Task data
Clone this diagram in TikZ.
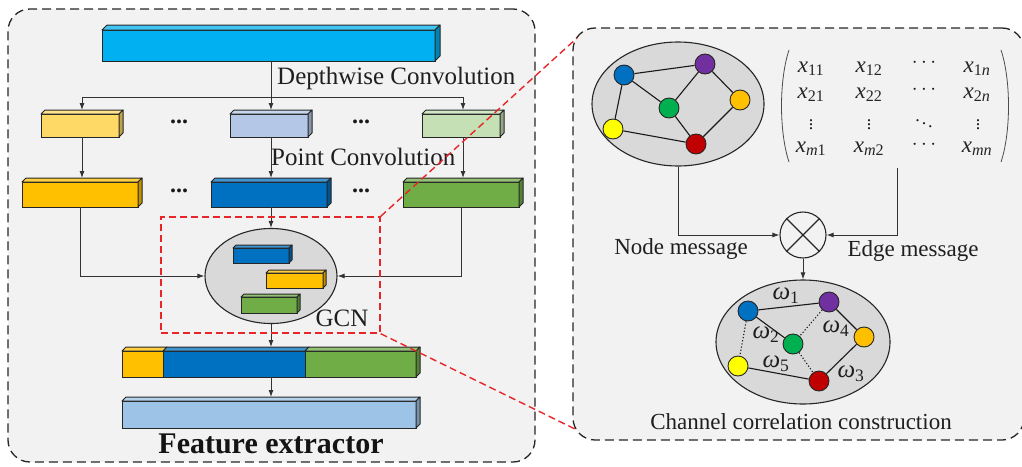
\documentclass[tikz,border=0pt]{standalone}
\usepackage{fontspec}
\setmainfont{Liberation Serif}
\usetikzlibrary{shapes.geometric,arrows.meta,calc}
\definecolor{panelbg}{HTML}{F2F2F2}
\definecolor{bubblegray}{HTML}{D9D9D9}
\definecolor{ctop}{HTML}{00B0F0}
\definecolor{ylight}{HTML}{FFD966}
\definecolor{blight}{HTML}{B4C7E7}
\definecolor{glight}{HTML}{C5E0B4}
\definecolor{cyel}{HTML}{FFC000}
\definecolor{cblu}{HTML}{0070C0}
\definecolor{cgrn}{HTML}{70AD47}
\definecolor{cbot}{HTML}{9DC3E6}
\definecolor{npurple}{HTML}{7030A0}
\definecolor{ngreen}{HTML}{00B050}
\definecolor{nyellow}{HTML}{FFFF00}
\definecolor{nred}{HTML}{C00000}
\definecolor{redline}{HTML}{E8262A}
\newcommand\cuboid[7]{%
  \node[cubeface, fill=#7, minimum width={(#4-#6-#2)*1pt}, minimum height={(#5-#3-#6)*1pt}] (#1) at ({(#2+#4-#6)/2},{(#3+#6+#5)/2}) {};
  \draw[cubeedge, fill=#7!75!white] (#2,#3+#6) -- (#2+#6,#3) -- (#4,#3) -- (#4-#6,#3+#6) -- cycle;
  \draw[cubeedge, fill=#7!75!black] (#4-#6,#3+#6) -- (#4,#3) -- (#4,#5-#6) -- (#4-#6,#5) -- cycle;
  \coordinate (#1-t) at ({(#2+#4)/2},#3);
}
\newcommand\mxe[1]{{\itshape x}\textsubscript{#1}}
\begin{document}
\begin{tikzpicture}[x=1pt,y=-1pt,
  panel/.style={draw=black!85, dash pattern=on 9pt off 5pt, line width=1.3pt, rounded corners=22pt, fill=panelbg, inner sep=0pt},
  cubeface/.style={draw=black!85, line width=1pt, inner sep=0pt, outer sep=0pt},
  cubeedge/.style={draw=black!85, line width=1pt, line join=round},
  conn/.style={draw=black!80, line width=0.9pt},
  arr/.style={conn, -{Latex[length=7pt,width=5pt]}},
  lbl/.style={font=\fontsize{25}{30}\selectfont, text=black!88, inner sep=0pt},
  rlbl/.style={font=\fontsize{23}{28}\selectfont, text=black!88, inner sep=0pt},
  mlbl/.style={font=\fontsize{23}{26}\selectfont, text=black!85, inner sep=0pt, anchor=base},
  dotlbl/.style={font=\fontsize{20}{24}\selectfont, text=black!90, inner sep=0pt},
  vdotlbl/.style={font=\fontsize{18}{22}\selectfont, text=black!90, inner sep=0pt},
  bdots/.style={font=\fontsize{24}{28}\selectfont\bfseries, text=black!90, inner sep=0pt, anchor=base},
  wlbl/.style={font=\fontsize{25}{30}\selectfont, text=black!88, inner sep=0pt},
  gnode/.style={circle, draw=black!85, line width=0.9pt, minimum size=20pt, inner sep=0pt},
  gedge/.style={draw=black!90, line width=1.1pt},
  gdot/.style={draw=black!90, line width=1.1pt, dash pattern=on 1.2pt off 2pt},
  bubble/.style={ellipse, draw=black!85, line width=1.1pt, fill=bubblegray, inner sep=0pt},
  reddash/.style={draw=redline, line width=1.4pt, dash pattern=on 7pt off 4pt}
]
\useasboundingbox (0,0) rectangle (1022,466);
% panels
\node[panel, minimum width=527pt, minimum height=453pt] (left) at (271.5,235.5) {};
\node[panel, minimum width=451pt, minimum height=412pt] (right) at (798.5,234) {};

% ---------- left panel ----------
\cuboid{top}{102}{25}{440}{61}{5}{ctop}
\node[lbl, anchor=west] (dwc) at (277,78) {Depthwise Convolution};

\cuboid{a2}{41}{110}{123}{137}{4}{ylight}
\cuboid{b2}{230}{110}{312}{137}{4}{blight}
\cuboid{c2}{422}{110}{504}{137}{4}{glight}
\node[bdots] (d1) at (179,123) {...};
\node[bdots] (d2) at (361,123) {...};

\node[lbl, anchor=west] (pc) at (271,157) {Point Convolution};

\cuboid{a3}{22}{178}{142}{207}{4}{cyel}
\cuboid{b3}{211}{178}{331}{207}{4}{cblu}
\cuboid{c3}{403}{178}{523}{207}{4}{cgrn}
\node[bdots] (d3) at (179,192) {...};
\node[bdots] (d4) at (361,192) {...};

% connectors top part
\coordinate (split) at (271,97);
\draw[conn] (top.south -| split) -- (split);
\draw[arr] (split) -- (b2-t);
\draw[arr] (split) -| (a2-t);
\draw[arr] (split) -| (c2-t);
\draw[arr] (a2.south -| a3-t) -- (a3-t);
\draw[arr] (b2.south -| b3-t) -- (b3-t);
\draw[arr] (c2.south -| c3-t) -- (c3-t);

% GCN
\node[bubble, minimum width=132pt, minimum height=95pt] (gcn) at (271,276) {};
\cuboid{gb}{233}{245}{292}{263}{3}{cblu}
\cuboid{gy}{266}{270}{326}{288}{3}{cyel}
\cuboid{gg}{241}{294}{300}{313}{3}{cgrn}
\node[lbl, anchor=center] (gcnl) at (342,318) {GCN};

\draw[arr] (b3.south -| gcn.north) -- (gcn.north);
\draw[arr] (a3.south) |- (gcn.west);
\draw[arr] (c3.south) |- (gcn.east);

% concatenated bar
\node[cubeface, fill=cyel, minimum width=41pt, minimum height=26pt] (cat1) at (142.5,364) {};
\node[cubeface, fill=cblu, minimum width=142pt, minimum height=26pt] (cat2) at (234,364) {};
\node[cubeface, fill=cgrn, minimum width=111pt, minimum height=26pt] (cat3) at (360.5,364) {};
\draw[cubeedge, fill=cyel!75!white] (122,351) -- (126,347) -- (167,347) -- (163,351) -- cycle;
\draw[cubeedge, fill=cblu!75!white] (163,351) -- (167,347) -- (309,347) -- (305,351) -- cycle;
\draw[cubeedge, fill=cgrn!75!white] (305,351) -- (309,347) -- (420,347) -- (416,351) -- cycle;
\draw[cubeedge, fill=cgrn!75!black] (416,351) -- (420,347) -- (420,373) -- (416,377) -- cycle;
\coordinate (cat-t) at (271,347);
\coordinate (cat-b) at (271,377);

\cuboid{bot}{122}{397}{420}{428}{4}{cbot}

\draw[arr] (gcn.south) -- (cat-t);
\draw[arr] (cat-b) -- (bot-t);

\node[font=\fontsize{30}{36}\selectfont\bfseries, text=black!92, inner sep=0pt] (fe) at (271,444) {Feature extractor};

% ---------- right panel ----------
\node[bubble, minimum width=172pt, minimum height=124pt] (g1) at (678,104) {};
\node[gnode, fill=cblu] (n1) at (624,75) {};
\node[gnode, fill=npurple] (n2) at (705,64) {};
\node[gnode, fill=ngreen] (n3) at (669,108) {};
\node[gnode, fill=cyel] (n4) at (740,100) {};
\node[gnode, fill=nyellow] (n5) at (613,129) {};
\node[gnode, fill=nred] (n6) at (696,144) {};
\draw[gedge] (n1) -- (n2);
\draw[gedge] (n1) -- (n3);
\draw[gedge] (n1) -- (n5);
\draw[gedge] (n2) -- (n3);
\draw[gedge] (n2) -- (n4);
\draw[gedge] (n4) -- (n6);
\draw[gedge] (n3) -- (n6);
\draw[gedge] (n5) -- (n6);

% matrix
\draw[draw=black!70, line width=0.8pt] (789,50) .. controls (779,80) and (779,132) .. (789,162);
\draw[draw=black!70, line width=0.8pt] (1001,50) .. controls (1011,80) and (1011,132) .. (1001,162);
\node[mlbl] (x11) at (811,72) {\mxe{11}};
\node[mlbl] (x12) at (869,72) {\mxe{12}};
\node[mlbl] (x1n) at (977,72) {\mxe{1{\itshape n}}};
\node[mlbl] (x21) at (811,98) {\mxe{21}};
\node[mlbl] (x22) at (869,98) {\mxe{22}};
\node[mlbl] (x2n) at (977,98) {\mxe{2{\itshape n}}};
\node[mlbl] (xm1) at (811,152) {\mxe{{\itshape m}1}};
\node[mlbl] (xm2) at (869,152) {\mxe{{\itshape m}2}};
\node[mlbl] (xmn) at (977,152) {\mxe{{\itshape mn}}};
\node[dotlbl] (h1) at (924,63) {$\cdots$};
\node[dotlbl] (h2) at (924,90) {$\cdots$};
\node[dotlbl] (h3) at (924,145) {$\cdots$};
\node[vdotlbl] (v1) at (811,122) {$\vdots$};
\node[vdotlbl] (v2) at (869,122) {$\vdots$};
\node[vdotlbl] (v4) at (978,122) {$\vdots$};
\node[vdotlbl] (v3) at (924,121) {$\ddots$};

% product
\node[circle, draw=black!85, line width=1.1pt, minimum size=46pt, inner sep=0pt, fill=panelbg] (ot) at (803,235) {};
\draw[draw=black!85, line width=1.1pt] (ot.north west) -- (ot.south east);
\draw[draw=black!85, line width=1.1pt] (ot.north east) -- (ot.south west);
\coordinate (mb) at (897,168);
\draw[arr] (g1.south) |- (ot.west);
\draw[arr] (mb) |- (ot.east);
\node[rlbl] (nm) at (681,249) {Node message};
\node[rlbl] (em) at (913,251) {Edge message};

% bottom graph
\node[bubble, minimum width=174pt, minimum height=124pt] (g2) at (803,342) {};
\draw[arr] (ot.south) -- (g2.north);
\node[gnode, fill=cblu] (m1) at (748,311) {};
\node[gnode, fill=npurple] (m2) at (829,302) {};
\node[gnode, fill=ngreen] (m3) at (793,344) {};
\node[gnode, fill=cyel] (m4) at (864,337) {};
\node[gnode, fill=nyellow] (m5) at (738,366) {};
\node[gnode, fill=nred] (m6) at (819,381) {};
\draw[gedge] (m1) -- (m2);
\draw[gedge] (m1) -- (m3);
\draw[gedge] (m2) -- (m4);
\draw[gedge] (m4) -- (m6);
\draw[gedge] (m5) -- (m6);
\draw[gdot] (m1) -- (m5);
\draw[gdot] (m2) -- (m3);
\draw[gdot] (m3) -- (m6);
\node[wlbl] (w1) at (786,296) {{\itshape ω}\textsubscript{1}};
\node[wlbl] (w2) at (766,335) {{\itshape ω}\textsubscript{2}};
\node[wlbl] (w4) at (836,329) {{\itshape ω}\textsubscript{4}};
\node[wlbl] (w5) at (776,364) {{\itshape ω}\textsubscript{5}};
\node[wlbl] (w3) at (851,374) {{\itshape ω}\textsubscript{3}};
\node[rlbl] (ccc) at (801,422) {Channel correlation construction};

% ---------- zoom indicator ----------
\node[reddash, minimum width=219pt, minimum height=116pt, inner sep=0pt] (zr) at (270.5,275) {};
\coordinate (rt) at (577,38);
\coordinate (rb) at (577,430);
\draw[reddash] (zr.north east) -- (rt);
\draw[reddash] (zr.south east) -- (rb);
\end{tikzpicture}
\end{document}
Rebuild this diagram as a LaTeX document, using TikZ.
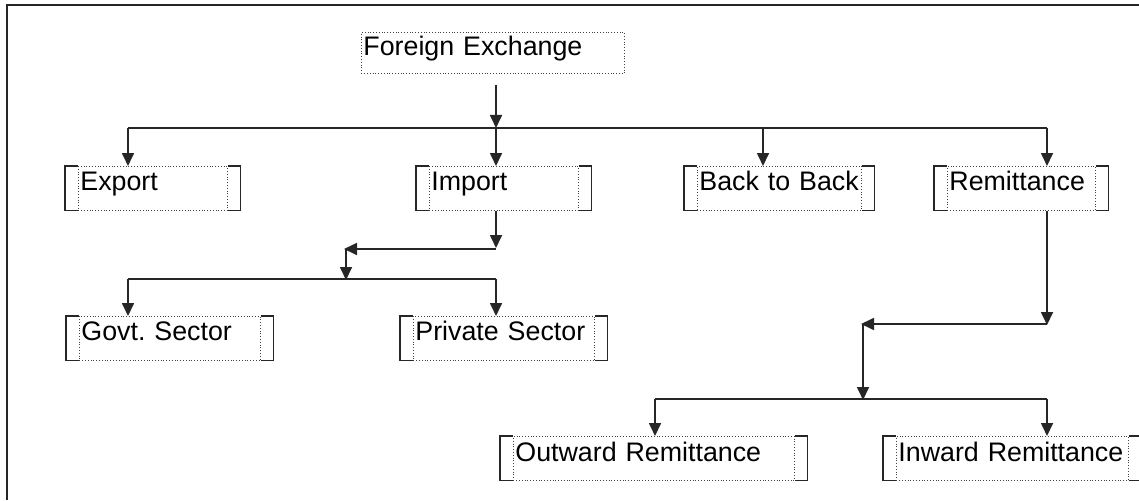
\documentclass[tikz,border=0pt]{standalone}
\usepackage{fontspec}
\setmainfont{Liberation Sans}
\usetikzlibrary{arrows.meta}
\frenchspacing
\begin{document}
\begin{tikzpicture}[x=1pt,y=-1pt,
  conn/.style={line width=1.7pt,draw=black!85},
  arr/.style={conn,-{Triangle[length=13pt,width=12pt]}},
  dbox/.style={draw=black!75,dotted,line width=0.8pt,inner xsep=2pt,inner ysep=0pt,
     anchor=north west,align=left,text height=24pt,text depth=20pt,
     font=\fontsize{26.8}{30}\selectfont},
  bar/.style={draw=black!85,line width=1.2pt},
  frame/.style={draw=black!85,line width=1.6pt}]
\useasboundingbox (0,0) rectangle (1139,500);
\draw[frame] (1139,5) -- (7,5) -- (7,500);
% Foreign Exchange
\node[dbox,text width=259pt,text height=23pt,text depth=18pt] (FE) at (361,32) {Foreign Exchange};
% process boxes: dotted inner node + solid side brackets
\newcommand\brackets[1]{%
  \draw[bar] (#1.north west) -- ++(-13,0) |- (#1.south west);
  \draw[bar] (#1.north east) -- ++(13,0) |- (#1.south east);}
\node[dbox,text width=145pt] (Export) at (78,166) {Export};
\node[dbox,text width=145pt] (Import) at (429,166) {Import};
\node[dbox,text width=160pt] (BtB) at (697,166) {Back to Back};
\node[dbox,text width=144pt] (Remit) at (947,166) {Remittance};
\node[dbox,text width=177pt] (Govt) at (79,316) {Govt. Sector};
\node[dbox,text width=177pt] (Private) at (413,316) {Private Sector};
\node[dbox,text width=277pt,text height=25pt,text depth=19pt] (Out) at (513,436) {Outward Remittance};
\node[dbox,text width=228pt,text height=25pt,text depth=19pt] (In) at (896,436) {Inward Remittance};
\brackets{Export}\brackets{Import}\brackets{BtB}\brackets{Remit}
\brackets{Govt}\brackets{Private}
\draw[bar] (Out.north west) -- ++(-13,0) |- (Out.south west);
\draw[bar] (Out.north east) -- ++(13,0) |- (Out.south east);
\draw[bar] (In.north west) -- ++(-13,0) |- (In.south west);
\draw[bar] (In.north east) -- ++(11,0) |- (In.south east);
% top level
\coordinate (jE) at (128,128);
\coordinate (jI) at (496,128);
\coordinate (jB) at (763,128);
\coordinate (jR) at (1047,128);
\draw[arr] ([yshift=-11pt]FE.south -| jI) -- (jI);
\draw[conn] (jE) -- (jR);
\draw[arr] (jE) -- (jE |- Export.north);
\draw[arr] (jI) -- (jI |- Import.north);
\draw[arr] (jB) -- (jB |- BtB.north);
\draw[arr] (jR) -- (jR |- Remit.north);
% import branch
\coordinate (i1) at (496,249);
\coordinate (i2) at (346,249);
\coordinate (i3) at (346,279);
\coordinate (gL) at (128,279);
\coordinate (gR) at (496,279);
\draw[arr] (i1 |- Import.south) -- ([yshift=1pt]i1);
\draw[arr] (i1) -- ([xshift=-2pt]i2);
\draw[arr] (i2) -- ([yshift=-1pt]i3);
\draw[conn] (gL) -- (gR);
\draw[arr] (gL) -- (gL |- Govt.north);
\draw[arr] (gR) -- (gR |- Private.north);
% remittance branch
\coordinate (r1) at (1047,324);
\coordinate (r2) at (863,324);
\coordinate (r3) at (863,399);
\coordinate (oL) at (655,399);
\coordinate (oR) at (1047,399);
\draw[arr] (r1 |- Remit.south) -- ([yshift=-1pt]r1);
\draw[arr] (r1) -- ([xshift=-2pt]r2);
\draw[arr] (r2) -- ([yshift=-1pt]r3);
\draw[conn] (oL) -- (oR);
\draw[arr] (oL) -- (oL |- Out.north);
\draw[arr] (oR) -- (oR |- In.north);
\end{tikzpicture}
\end{document}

What the task asks
Which lines hold the string "this"? Copy all of them from the data above.

Correct response
Clone this diagram in TikZ.
Rebuild this diagram as a LaTeX document, using TikZ.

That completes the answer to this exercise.